Biographical details
- Born: March 19, 1954 (age 71) Yonkers, New York, U.S.
- Alma mater: University of Notre Dame (BA) Stanford University (JD)

Administrative career (AD unless noted)
- 2008–2024: Notre Dame

= Jack Swarbrick =

American lawyer

John Brian Swarbrick Jr. (born March 19, 1954) is the former athletic director at the University of Notre Dame. His appointment was announced in July 2008, replacing Kevin White, who resigned in June 2008 to take the same position at Duke University. Swarbrick served until 2024, when he was replaced by Pete Bevacqua.

==Biography==
Swarbrick was born March 19, 1954, in Yonkers, New York, the son of John Brian and Mary Catharine (née Comey) Swarbrick. He earned an undergraduate degree (magna cum laude) in economics from Notre Dame in 1976 and a J.D. degree from Stanford in 1980. He practiced law for 28 years and was a partner in the law firm of Baker & Daniels representing USA gymnastics as general counsel, immediately prior to accepting his position at Notre Dame.
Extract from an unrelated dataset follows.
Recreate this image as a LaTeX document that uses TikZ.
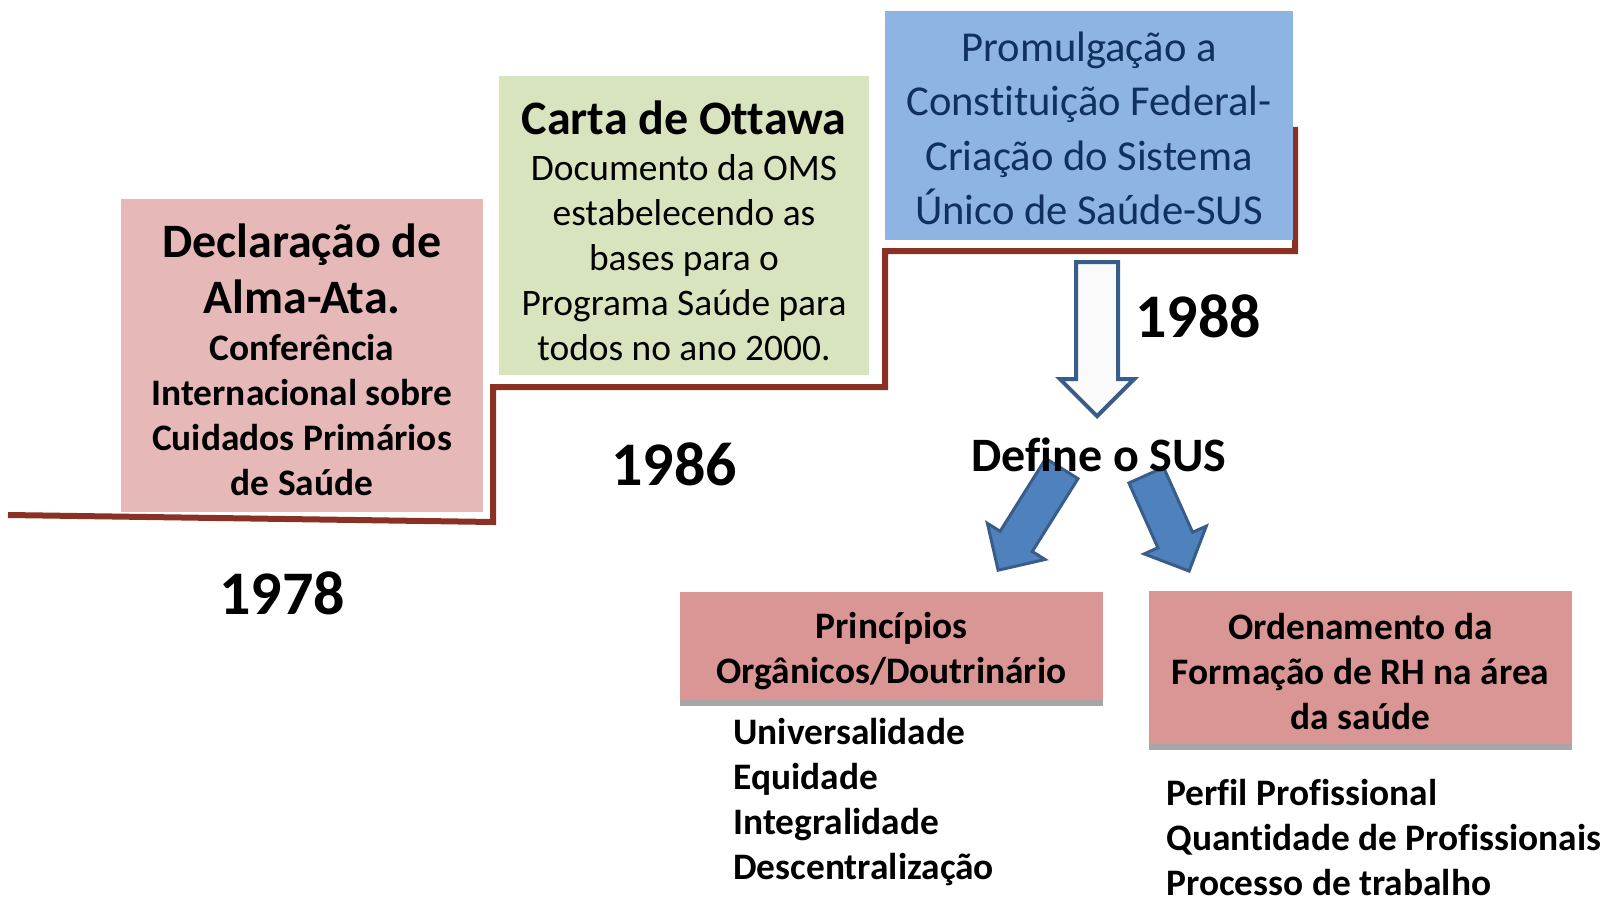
\documentclass[tikz,border=0pt]{standalone}
\usepackage{fontspec}
\setmainfont{Carlito}[Ligatures=CommonOff]
\usepackage{tikz}
\usetikzlibrary{shapes.arrows}
\definecolor{stepred}{HTML}{8B3123}
\definecolor{almapink}{HTML}{E6B9B8}
\definecolor{ottgreen}{HTML}{D7E4BD}
\definecolor{cfblue}{HTML}{8DB4E2}
\definecolor{cfnavy}{HTML}{10305F}
\definecolor{susrose}{HTML}{D99694}
\definecolor{bargray}{HTML}{A6A6A6}
\definecolor{arrowblue}{HTML}{4F81BD}
\definecolor{arrowedge}{HTML}{385D8A}
\newcommand{\headfnt}{\fontsize{24}{28}\selectfont\bfseries}
\newcommand{\bodyfnt}{\fontsize{18.7}{22.4}\selectfont}
\newcommand{\yearfnt}{\fontsize{31}{36}\selectfont\bfseries}

\begin{document}
\begin{tikzpicture}[x=0.5pt,y=-0.5pt,
    box/.style={inner sep=0pt},
    boxtext/.style={inner sep=0pt, align=flush center},
    blockarrow/.style={single arrow, inner xsep=0pt, text height=0pt, text depth=0pt,
        single arrow head extend=#1, anchor=tip},
    year/.style={inner sep=0pt, font=\yearfnt}]
 \useasboundingbox (0,0) rectangle (1608,899);
 %steps
    \draw[stepred, line width=3pt, line join=miter]
      (8,515) -- (493,522) -- (493,387) -- (885,387) -- (885,251) -- (1295,251) -- (1295,127);
 %step 1978
    \node[box, fill=almapink, minimum width=181pt, minimum height=156.5pt] (alma) at (302,355.5) {};
    \node[boxtext, text width=181pt] (almatext) at ([yshift=-2pt]alma.center)
      {{\headfnt Declaração de\\Alma-Ata.\par}\vspace{1.5pt}
       {\bodyfnt\bfseries Conferência\\Internacional sobre\\Cuidados Primários\\de Saúde\par}};
    \node[year] (y78) at (282,593) {1978};
 %step 1986
    \node[box, fill=ottgreen, minimum width=185pt, minimum height=149.5pt] (ottawa) at (684,225.5) {};
    \node[boxtext, text width=185pt] (ottawatext) at ([yshift=-2.5pt]ottawa.center)
      {{\headfnt Carta de Ottawa\par}\vspace{1pt}
       {\bodyfnt Documento da OMS\\estabelecendo as\\bases para o\\Programa Saúde para\\todos no ano 2000.\par}};
    \node[year] (y86) at (674,464) {1986};
 %step 1988
    \node[box, fill=cfblue, minimum width=204pt, minimum height=114.5pt] (cf) at (1089,125.5) {};
    \node[boxtext, text=cfnavy, text width=204pt] (cftext) at ([yshift=-1.5pt]cf.center)
      {\fontsize{21.3}{27.2}\selectfont Promulgação a\\Constituição Federal-\\Criação do Sistema\\Único de Saúde-SUS\par};
    \node[year] (y88) at (1198,316) {1988};
 %arrows
    \node[blockarrow=8pt, draw=arrowedge, line width=2pt, fill=white!98!black,
      inner ysep=9.5pt, minimum height=77pt, rotate=-90] (down) at (1097,419) {};
    \node[blockarrow=7.5pt, draw=arrowedge, line width=1.5pt, fill=arrowblue,
      inner ysep=8.75pt, minimum height=60pt, rotate=237.9] (left) at (997,572) {};
    \node[blockarrow=7.5pt, draw=arrowedge, line width=1.5pt, fill=arrowblue,
      inner ysep=8.75pt, minimum height=52.5pt, rotate=-65.9] (right) at (1190,573) {};
    \node[inner sep=0pt, font=\headfnt] (sus) at (1099,455) {Define o SUS};
 %SUS boxes
    \node[box, fill=susrose, minimum width=211.5pt, minimum height=54pt] (princ) at (891.5,646) {};
    \node[boxtext, text width=211.5pt, font=\bodyfnt\bfseries] (princtext) at ([yshift=-2.5pt]princ.center)
      {Princípios\\Orgânicos/Doutrinário};
    \draw[bargray, line width=3pt] ([yshift=-1.5pt]princ.south west) -- ([yshift=-1.5pt]princ.south east);
    \node[box, fill=susrose, minimum width=211.5pt, minimum height=76.5pt] (rh) at (1360.5,667.5) {};
    \node[boxtext, text width=211.5pt, font=\bodyfnt\bfseries] (rhtext) at ([yshift=-2pt]rh.center)
      {Ordenamento da\\Formação de RH na área\\da saúde};
    \draw[bargray, line width=3pt] ([yshift=-1.5pt]rh.south west) -- ([yshift=-1.5pt]rh.south east);
 %lists
    \node[inner sep=0pt, align=left, anchor=north west, font=\bodyfnt\bfseries] (plist) at (733,718)
      {Universalidade\\Equidade\\Integralidade\\Descentralização};
    \node[inner sep=0pt, align=left, anchor=north west, font=\bodyfnt\bfseries] (rhlist) at (1166,779)
      {Perfil Profissional\\Quantidade de Profissionais\\Processo de trabalho};
\end{tikzpicture}
\end{document}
From 1992 until 2001, he also served as chairman of the Indiana Sports Corp., during which time he helped convince the NCAA to relocate its headquarters to Indianapolis.

Swarbrick has never served as a sports agent, however, he did serve as counsel to Olympic gymnast Mary Lou Retton and various professional sports teams.

Swarbrick was previously considered for athletic director positions at Indiana University, Stanford University, Ohio State University, and Arizona State University In 2007, he was considered for the position of commissioner of the Big 12 Conference, and in 2002 he was a finalist for the position of NCAA president, which went to Myles Brand.

He was the vice-president of the team that successfully bid to host Super Bowl XLVI in 2012 in Indianapolis.

From 2000 to 2002, Swarbrick was CEO of LMiV, an internet firm funded partially by Emmis Communications.

Swarbrick has been a member of the Indiana bar since 1980 and is also admitted to practice in the Supreme Court and the Seventh Circuit Court of Appeals.

In June 2023, Notre Dame president Fr. John I. Jenkins announced that Swarbrick would be replaced as athletic director by NBC Sports chair Pete Bevacqua in early 2024. Bevacqua served as a special assistant to the president for athletics before officially taking over on March 25.

==Personal==
Swarbrick is married to Kimberly, and they have four children: Kate, Connor, Cal, and Christopher.